Children involved in juvenile court matters have many of the same rights their parents would have if they were accused of a crime. These rights include the right to remain silent, the right to cross-examine witnesses against them and the right to be represented by an attorney. Additionally, in most states, juvenile court records are not open to the public, but are sealed, so that no one will be able to access a juvenile record. A juvenile defense attorney can explain and clarify your local practices and take some of the mystery out of a frightening situation.
What To Do If Your Child Is Arrested
There can be few more frightening or intimidating telephone calls that a parent can receive than one saying that his or her child has been arrested. The first reaction of most parents is to panic. What is a parent to do? The first, and seemingly hardest, task is to avoid giving in to that panic. Your child needs your help now, as much as at any other time in his or her life. Panicking helps neither of you. To help you and your child in this most difficult time, you should consult an experienced juvenile defense attorney.
The second task is to keep the disciplinarian in you from clouding your judgment. Many parents of children who are arrested for relatively minor offenses, such as vandalism or shoplifting, are inclined to let the justice system "teach a lesson." Although all children need discipline, a child who is under arrest faces a system that is going to be far more frightening and intimidating than any he or she has ever encountered before. Your child needs your support.
Many states have adopted laws that make parents responsible for the actions of their children. Some states impose criminal liability on parents and other states provide that a parent may be sued by a person injured by their child. In addition, many cities and counties have enacted ordinances, or local laws, that make a parent guilty of an offense, such as "failing to supervise a minor," if a child breaks the law. Since the laws vary so much, and since the legal and financial consequences may be severe, you need an experienced juvenile attorney to advise you regarding your rights and responsibilities.

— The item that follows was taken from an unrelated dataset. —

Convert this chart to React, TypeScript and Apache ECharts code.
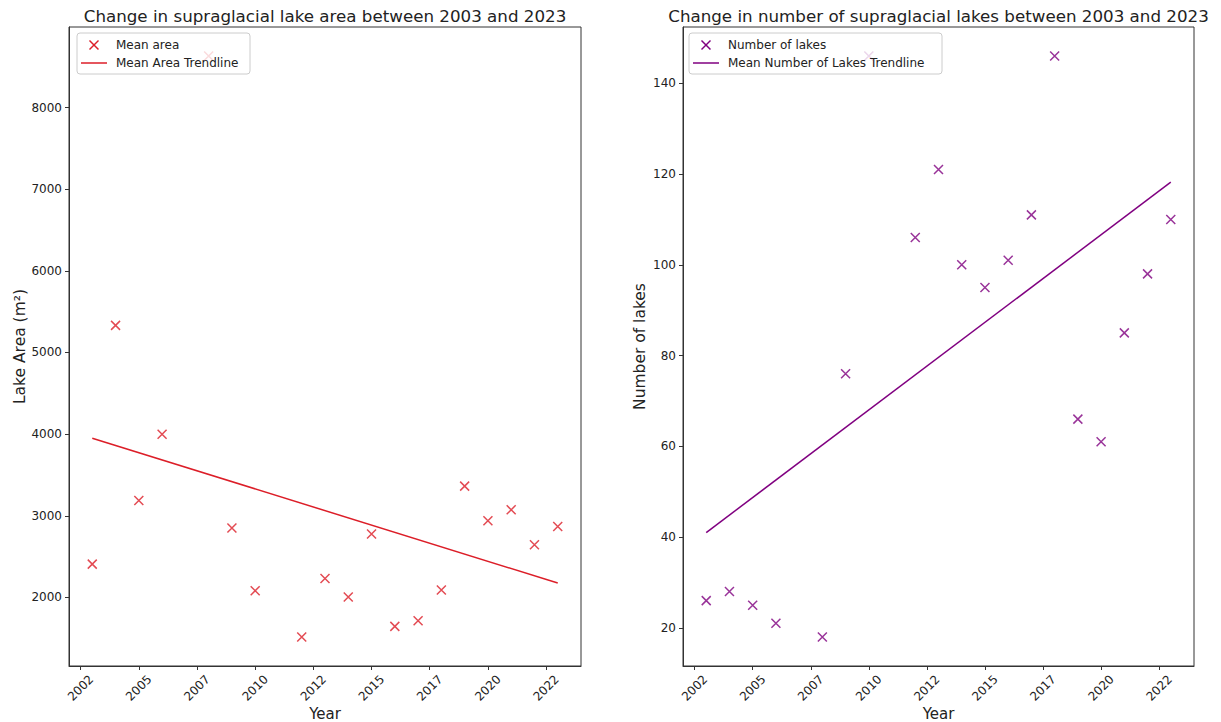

How the Juvenile Justice System Works
The juvenile justice system is based on the adult criminal justice system. The goal of juvenile court may differ from criminal court, but the processes have similarities in application. Both systems are based on protecting society and holding law-breakers accountable for his or her actions. Unlike adults, children may be sent to juvenile court through a variety of ways: arrest, truancy, "running away", curfew violations or referrals from teachers, victims or parents. Some youths enter alternative rehabilitation programs instead of the juvenile court system, it depends on the court, jurisdiction and if there are programs available to help the child. Others enter the juvenile justice system. A skilled and knowledgeable defense lawyer knows his or her way around the juvenile justice system and can navigate through the complex procedures to help you attain a fair conclusion for your child.
Trial as an Adult
There often is a possibility that a juvenile will be tried as an adult, in adult criminal court, rather than a hearing in juvenile court. The protections of a juvenile court proceeding do not exist in adult court. Court proceedings and records are not confidential, but are open to the public, and the court may impose the same sentence on the juvenile (jail time, fines and probation) that would be imposed on an adult. The full implications of trial as an adult can be more fully explained by an attorney knowledgeable in juvenile defense law.